La cultura non isola, è stato lo slogan con cui l’isoletta di Procida s’è aggiudicato il titolo di Capitale italiana della cultura 2022. E speriamo che il titolo possa davvero rilanciare la piccola realtà di pescatori, in un progetto ampio e diffuso, e che non sia risucchiato da realtà più grandi, isolane, che rischiano di inghiottirla. Ed è ciò che potrebbe accadere con l’isola di Ventotene, visto che il commissario per la riqualificazione dell’ex carcere di Santo Stefano, Silvia Costa, il giorno della proclamazione di Procida, ad AgCult, ha dichiarato: “Possiamo essere capofila di una prospettiva strategica interessante”. Possiamo chi?
La rete che ha portato Procida alla vittoria è una bella rete insulare nata proprio per lavorare ad una cultura diffusa e patrimonio di tutti, tant’è che all’indomani della vittoria, se Trapani, tra le dieci finaliste tra cui anche L’Aquila, ha perso, l’isola di Favignana ha sorriso, dato che da isola a isola s’è stabilito una sorta di partenariato e tutte le isole italiane hanno dato il loro contributo al progetto, narrano le cronache siciliane dello scorso 18 gennaio. Benissimo. Ma se così è, quant’è normale che il presidente della giuria, nominata dal Ministero per i beni culturali, sia stato Stefano Baia Curioni? L’architetto Curioni è tra gli esperti selezionati da Silvia Costa per integrare lo studio di fattibilità per il recupero dell’ex carcere di Santo Stefano/Ventotene in un progetto da 70mln di euro. Ebbene, non ravvisiamo nessun possibile conflitto d’interessi in questo ruolo?
Copio da Wikipedia: Il conflitto di interessi è una condizione giuridica che si verifica quando viene affidata un’alta responsabilità decisionale a un soggetto che ha interessi personali o professionali in contrasto con l’imparzialità richiesta da tale responsabilità, che può venir meno a causa degli interessi in causa.
Ora se il ‘sistema’ insulare italiano della candidatura, ha generato una bella rete di cui fa parte anche Ventotene, quanto potrebbe essere stata libera la scelta di Curioni? E quanto potrebbe essere stata scevra da condizionamenti quella di Cristina Loglio, già nel Cda della Fondazione Campania dei Festival, tra gli sponsor della candidatura di Procida, e che figura nello staff del commissario Silvia Costa per il recupero del carcere di Santo Stefano?

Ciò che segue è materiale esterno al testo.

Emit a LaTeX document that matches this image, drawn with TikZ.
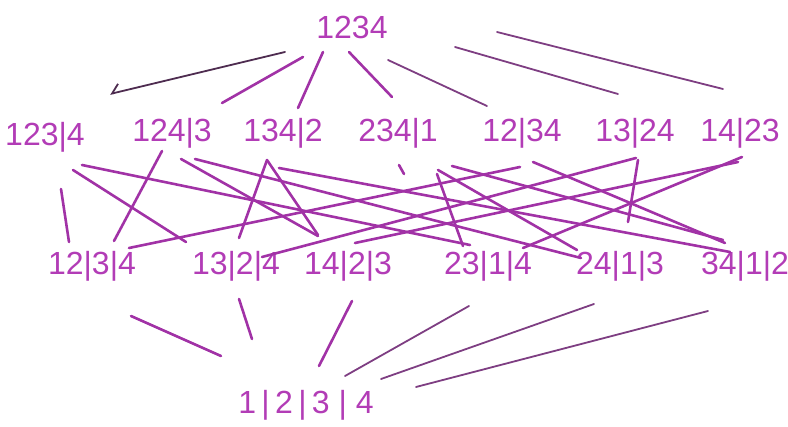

Il problema è proprio questo: la trasparenza dei criteri con cui vengono scelti i membri di una giuria che non dovrebbero avere alcun legame, ripeto alcun legame, con una selezione pubblica. Ventotene è anche negli interessi di rilancio del Lazio e di Nicola Zingaretti, segretario Pd, che ha promosso una legge che valorizza Ventotene come luogo della memoria europeista, che vuol dire una bellissima cosa, vuol dire rete, vuol dire sistema culturale ma anche fondi, tanti fondi, nazionali ed europei che tuttavia proprio per questo pedigree, rischiano di lasciare al palo una piccola realtà di pescatori com’è Procida, favorendo invece una densità di bruttissime ombre nell’assegnazione del titolo, vista la manifesta conflittualità d’interessi ed il minuetto di incarichi e ruoli, tra proponenti e giudicanti, prima a Matera e poi a Procida, con il rischio che in futuro, quella che dovrebbe essere una bellissima idea, la Capitale italiana della Cultura pensata dal lungimirante Dario Franceschini, si riduca ad un minestrone di accordi dove gli attori protagonisti sono sempre gli stessi, ed è facile, perché è facilissimo, l’incidente del favoretto all’italiana.
Irrigidirei dunque i criteri, ora, perché ne va della credibilità dell’evento.
L’Aquila meritava sicuramente di più. Finalista tra le dieci, dopo anni in cui non siamo riusciti neanche a presentare uno straccio di candidatura, è stata lasciata sola, non ha avuto una comunità se non i soliti acidoni a tentare di disarcionare in ogni occasione un progetto con un respiro finalmente diverso, da cui ripartire ora, magari con un bel diger selz per chi non riesce a digerirlo.